__Data provided__:
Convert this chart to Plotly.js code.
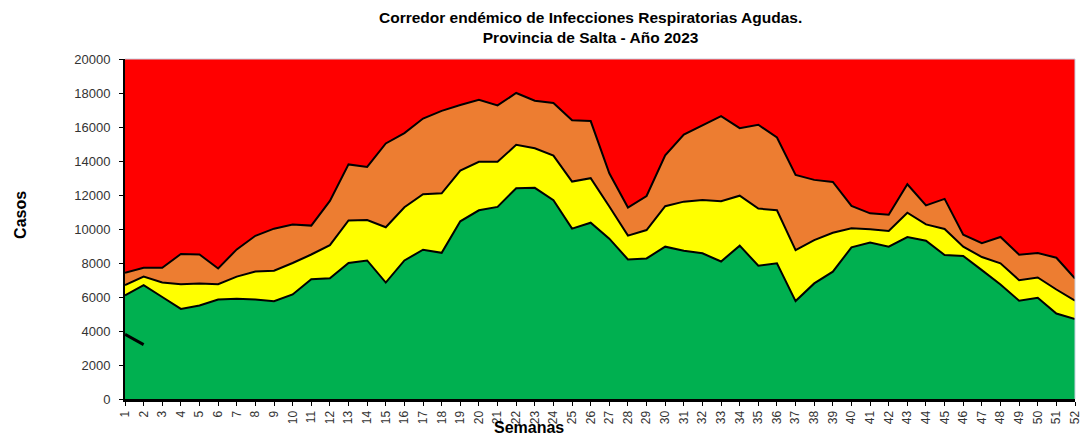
<!DOCTYPE html>
<html>
<head>
<meta charset="utf-8">
<script src="https://cdn.plot.ly/plotly-3.0.1.min.js"></script>
<style>
  html, body { margin: 0; padding: 0; background: #fff; }
  #grafico { width: 1081px; height: 436px; }
</style>
</head>
<body>
<div id="grafico"></div>
<script>
// semanas epidemiologicas
let semanas = [];
for (let i = 1; i <= 52; i++) semanas.push(i);

// zona de exito (verde)
let exito = [6100, 6700, 6000, 5300, 5500, 5850, 5900, 5850, 5750, 6150,
             7050, 7100, 8000, 8150, 6850, 8150, 8780, 8600, 10450, 11100,
             11300, 12400, 12420, 11700, 10020, 10370, 9430, 8210, 8270, 8960,
             8720, 8570, 8090, 9020, 7840, 7980, 5760, 6800, 7490, 8920,
             9210, 8960, 9530, 9310, 8470, 8410, 7580, 6740, 5780, 5950,
             5030, 4700];

// zona de seguridad (amarillo) - limite superior
let seguridad = [6700, 7200, 6850, 6750, 6800, 6750, 7200, 7500, 7550, 8000,
                 8500, 9050, 10500, 10530, 10100, 11280, 12050, 12100, 13440, 13950,
                 13950, 14950, 14750, 14320, 12790, 12990, 11320, 9610, 9940, 11340,
                 11610, 11710, 11630, 11960, 11200, 11100, 8760, 9350, 9780, 10040,
                 9980, 9880, 10960, 10270, 10000, 8960, 8350, 7980, 6990, 7150,
                 6440, 5780];

// zona de alerta (naranja) - limite superior
let alerta = [7430, 7720, 7720, 8530, 8500, 7680, 8800, 9600, 10020, 10270,
              10200, 11650, 13800, 13650, 15030, 15640, 16500, 16950, 17290, 17600,
              17270, 18000, 17550, 17410, 16400, 16350, 13280, 11260, 11940, 14340,
              15560, 16090, 16640, 15930, 16130, 15380, 13180, 12890, 12770, 11360,
              10920, 10840, 12630, 11390, 11770, 9670, 9170, 9530, 8490, 8590,
              8310, 7090];

// casos 2023
let semanas_2023 = [1, 2];
let casos_2023 = [3800, 3200];

let ticks_y = [0, 2000, 4000, 6000, 8000, 10000, 12000, 14000, 16000, 18000, 20000];

let borde = {color: '#000000', width: 2};

let trazas = [
    {x: semanas, y: exito, type: 'scatter', mode: 'lines', fill: 'tozeroy',
     fillcolor: '#00b050', line: borde, name: 'Éxito'},
    {x: semanas, y: seguridad, type: 'scatter', mode: 'lines', fill: 'tonexty',
     fillcolor: '#ffff00', line: borde, name: 'Seguridad'},
    {x: semanas, y: alerta, type: 'scatter', mode: 'lines', fill: 'tonexty',
     fillcolor: '#ed7d31', line: borde, name: 'Alerta'},
    {x: semanas_2023, y: casos_2023, type: 'scatter', mode: 'lines',
     line: {color: '#000000', width: 3}, name: '2023'}
];

let layout = {
    width: 1081, height: 436,
    margin: {l: 125, r: 6, t: 59, b: 37},
    paper_bgcolor: '#ffffff',
    plot_bgcolor: '#ff0000',
    showlegend: false,
    font: {family: 'Liberation Sans, Arial, sans-serif', color: '#333333'},
    xaxis: {
        range: [1, 52],
        tickmode: 'array', tickvals: semanas, ticktext: semanas.map(String),
        tickangle: -90, tickfont: {size: 12, color: '#333333'},
        ticklabeloverflow: 'allow',
        ticks: 'outside', ticklen: 4, tickcolor: '#000000',
        showgrid: false, zeroline: false,
        showline: true, linecolor: '#000000', linewidth: 3
    },
    yaxis: {
        range: [0, 20000],
        tickmode: 'array', tickvals: ticks_y, ticktext: ticks_y.map(String),
        tickfont: {size: 13, color: '#333333'},
        ticks: 'outside', ticklen: 4, tickcolor: '#000000',
        ticklabelstandoff: 6,
        showgrid: false, zeroline: false,
        showline: true, linecolor: '#000000', linewidth: 2
    },
    shapes: [
        {type: 'line', xref: 'paper', yref: 'paper', x0: 0, x1: 1, y0: 1, y1: 1,
         line: {color: '#c8d0e0', width: 1}},
        {type: 'line', xref: 'paper', yref: 'paper', x0: 1, x1: 1, y0: 0, y1: 1,
         line: {color: '#c8d0e0', width: 1}}
    ],
    annotations: [
        {text: '<b>Corredor endémico de Infecciones Respiratorias Agudas.<br>Provincia de Salta - Año 2023</b>',
         xref: 'paper', yref: 'paper', x: 0.49, y: 1.094,
         xanchor: 'center', yanchor: 'middle', showarrow: false,
         font: {size: 15.5, color: '#000000'}},
        {text: '<b>Casos</b>', xref: 'paper', yref: 'paper', x: -0.11, y: 0.54,
         xanchor: 'center', yanchor: 'middle', textangle: -90, showarrow: false,
         font: {size: 16, color: '#000000'}},
        {text: '<b>Semanas</b>', xref: 'paper', yref: 'paper', x: 0.425, y: -0.052,
         xanchor: 'center', yanchor: 'top', showarrow: false,
         font: {size: 16, color: '#000000'}}
    ]
};

Plotly.newPlot('grafico', trazas, layout, {displayModeBar: false, staticPlot: true});
</script>
</body>
</html>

__Given exercise__: Word for word, quote the lines above. Omit the pictures.

__Result for this task__:
Convert this chart to Plotly.js code.
<!DOCTYPE html>
<html>
<head>
<meta charset="utf-8">
<script src="https://cdn.plot.ly/plotly-3.0.1.min.js"></script>
<style>
  html, body { margin: 0; padding: 0; background: #fff; }
  #grafico { width: 1081px; height: 436px; }
</style>
</head>
<body>
<div id="grafico"></div>
<script>
// semanas epidemiologicas
let semanas = [];
for (let i = 1; i <= 52; i++) semanas.push(i);

// zona de exito (verde)
let exito = [6100, 6700, 6000, 5300, 5500, 5850, 5900, 5850, 5750, 6150,
             7050, 7100, 8000, 8150, 6850, 8150, 8780, 8600, 10450, 11100,
             11300, 12400, 12420, 11700, 10020, 10370, 9430, 8210, 8270, 8960,
             8720, 8570, 8090, 9020, 7840, 7980, 5760, 6800, 7490, 8920,
             9210, 8960, 9530, 9310, 8470, 8410, 7580, 6740, 5780, 5950,
             5030, 4700];

// zona de seguridad (amarillo) - limite superior
let seguridad = [6700, 7200, 6850, 6750, 6800, 6750, 7200, 7500, 7550, 8000,
                 8500, 9050, 10500, 10530, 10100, 11280, 12050, 12100, 13440, 13950,
                 13950, 14950, 14750, 14320, 12790, 12990, 11320, 9610, 9940, 11340,
                 11610, 11710, 11630, 11960, 11200, 11100, 8760, 9350, 9780, 10040,
                 9980, 9880, 10960, 10270, 10000, 8960, 8350, 7980, 6990, 7150,
                 6440, 5780];

// zona de alerta (naranja) - limite superior
let alerta = [7430, 7720, 7720, 8530, 8500, 7680, 8800, 9600, 10020, 10270,
              10200, 11650, 13800, 13650, 15030, 15640, 16500, 16950, 17290, 17600,
              17270, 18000, 17550, 17410, 16400, 16350, 13280, 11260, 11940, 14340,
              15560, 16090, 16640, 15930, 16130, 15380, 13180, 12890, 12770, 11360,
              10920, 10840, 12630, 11390, 11770, 9670, 9170, 9530, 8490, 8590,
              8310, 7090];

// casos 2023
let semanas_2023 = [1, 2];
let casos_2023 = [3800, 3200];

let ticks_y = [0, 2000, 4000, 6000, 8000, 10000, 12000, 14000, 16000, 18000, 20000];

let borde = {color: '#000000', width: 2};

let trazas = [
    {x: semanas, y: exito, type: 'scatter', mode: 'lines', fill: 'tozeroy',
     fillcolor: '#00b050', line: borde, name: 'Éxito'},
    {x: semanas, y: seguridad, type: 'scatter', mode: 'lines', fill: 'tonexty',
     fillcolor: '#ffff00', line: borde, name: 'Seguridad'},
    {x: semanas, y: alerta, type: 'scatter', mode: 'lines', fill: 'tonexty',
     fillcolor: '#ed7d31', line: borde, name: 'Alerta'},
    {x: semanas_2023, y: casos_2023, type: 'scatter', mode: 'lines',
     line: {color: '#000000', width: 3}, name: '2023'}
];

let layout = {
    width: 1081, height: 436,
    margin: {l: 125, r: 6, t: 59, b: 37},
    paper_bgcolor: '#ffffff',
    plot_bgcolor: '#ff0000',
    showlegend: false,
    font: {family: 'Liberation Sans, Arial, sans-serif', color: '#333333'},
    xaxis: {
        range: [1, 52],
        tickmode: 'array', tickvals: semanas, ticktext: semanas.map(String),
        tickangle: -90, tickfont: {size: 12, color: '#333333'},
        ticklabeloverflow: 'allow',
        ticks: 'outside', ticklen: 4, tickcolor: '#000000',
        showgrid: false, zeroline: false,
        showline: true, linecolor: '#000000', linewidth: 3
    },
    yaxis: {
        range: [0, 20000],
        tickmode: 'array', tickvals: ticks_y, ticktext: ticks_y.map(String),
        tickfont: {size: 13, color: '#333333'},
        ticks: 'outside', ticklen: 4, tickcolor: '#000000',
        ticklabelstandoff: 6,
        showgrid: false, zeroline: false,
        showline: true, linecolor: '#000000', linewidth: 2
    },
    shapes: [
        {type: 'line', xref: 'paper', yref: 'paper', x0: 0, x1: 1, y0: 1, y1: 1,
         line: {color: '#c8d0e0', width: 1}},
        {type: 'line', xref: 'paper', yref: 'paper', x0: 1, x1: 1, y0: 0, y1: 1,
         line: {color: '#c8d0e0', width: 1}}
    ],
    annotations: [
        {text: '<b>Corredor endémico de Infecciones Respiratorias Agudas.<br>Provincia de Salta - Año 2023</b>',
         xref: 'paper', yref: 'paper', x: 0.49, y: 1.094,
         xanchor: 'center', yanchor: 'middle', showarrow: false,
         font: {size: 15.5, color: '#000000'}},
        {text: '<b>Casos</b>', xref: 'paper', yref: 'paper', x: -0.11, y: 0.54,
         xanchor: 'center', yanchor: 'middle', textangle: -90, showarrow: false,
         font: {size: 16, color: '#000000'}},
        {text: '<b>Semanas</b>', xref: 'paper', yref: 'paper', x: 0.425, y: -0.052,
         xanchor: 'center', yanchor: 'top', showarrow: false,
         font: {size: 16, color: '#000000'}}
    ]
};

Plotly.newPlot('grafico', trazas, layout, {displayModeBar: false, staticPlot: true});
</script>
</body>
</html>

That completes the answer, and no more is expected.